The negative carry-over from 2012 implies that real GDP in 2013 as a whole is still projected to decline by 1 per cent.
The recession extended throughout 2012, completing six consecutive quarters of contraction in economic activity. As a result, in 2012 as a whole, real GDP is estimated to have declined by 2.2 per cent. Domestic demand fell significantly, as high uncertainty, tight financing conditions and the impact of fiscal consolidation hit consumption and investment. This led to a collapse in imports, while exports increased on the back of sustained demand from non-EU trade partners. Indicators point to further contraction in economic activity in the first quarter of 2013, though at a slowing pace. Investment is set to decline - also due to still tight financing conditions for the private sector - while consumers continue to refrain from spending on the back of long declining real disposable income. By contrast, sustained demand from non-EU trade partners continues to support exports. Lower yields on government securities are expected gradually to translate into improving financing conditions and confidence. As a result, domestic demand, and in particular investment in equipment, is set to resume growth in the second half of 2013.
In 2014, the projected normalisation in financing conditions and reduced uncertainty are set to sustain activity. As a result, private consumption is expected to increase slightly more than disposable income due to improving confidence, while investment in equipment picks up. As both imports and exports accelerate, net exports are no longer expected to contribute to growth. Real GDP is forecast to increase by 0.8 per cent.
In 2012, the general government deficit is estimated at 2.9 per cent of GDP, from 3.9 per cent in 2011, thanks to a primary surplus increasing to 2.6 per cent of GDP while interest expenditure surged by 0.6 pp of GDP. Primary expenditure is estimated to have stabilised year-on-year, for the third year in a row. Social transfers increased slowly as the pension reforms are delaying access to retirement, while pensions above three times the minimum did not benefit from the indexation to inflation. The wage bill continued shrinking due to the wage freeze and employment downsizing. Revenues are estimated to have risen sharply despite the fall in nominal GDP, on the back of increased taxation on immovable property, transport fuel and financial wealth. By contrast, despite a higher standard rate, the VAT outturn declined as purchases of tax-rich durable goods dropped.

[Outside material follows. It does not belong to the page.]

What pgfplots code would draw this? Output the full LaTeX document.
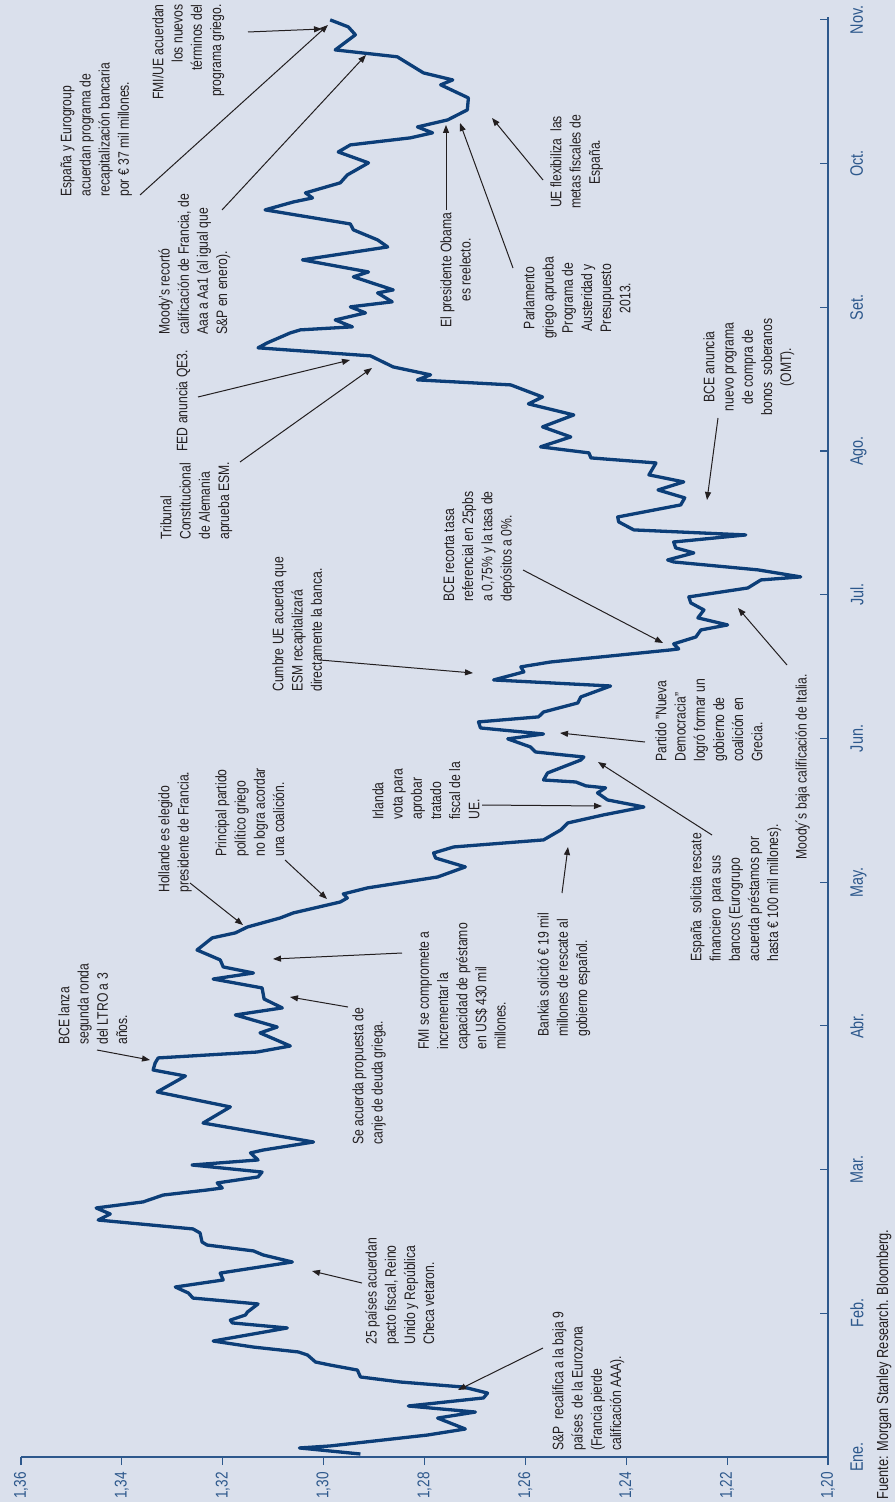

Thanks to the full implementation of the consolidation measures adopted in 2011-12, the deficit is projected to narrow further to 2.1 per cent of GDP in 2013, with an increasing primary surplus and marginally lower interest expenditure. Primary expenditure is set to remain broadly stable again due to further restraints in the wage bill and moderate increases in social transfers, but also thanks to the impact of the spending review adopted in the summer of 2012. Revenues are set to increase slightly more than nominal GDP as the further 1 pp. increase in the standard VAT rate and the new tax on financial transactions are only partially offset by renewed tax incentives to productivity-related pay and increased allowances for dependent children. In 2014, the deficit is projected to stabilise at 2.1 per cent of GDP. Primary expenditure is set to increase slightly year-on-year due to more dynamic social transfers as the non-indexation of higher pensions expires. Revenues are expected to rise less than nominal GDP, also on the back of further tax breaks for hiring new permanent employees. In structural terms, a broadly balanced budgetary position is expected for 2013, thanks to a structural adjustment of 3½ pps of GDP in 2012-13. The structural primary surplus is set to reach 5 per cent of GDP in 2013 and recede marginally in 2014. The gross debt is projected to peak at 128.1 per cent of GDP in 2013, before falling in 2014 thanks to the sizeable primary surplus and the return of economic growth.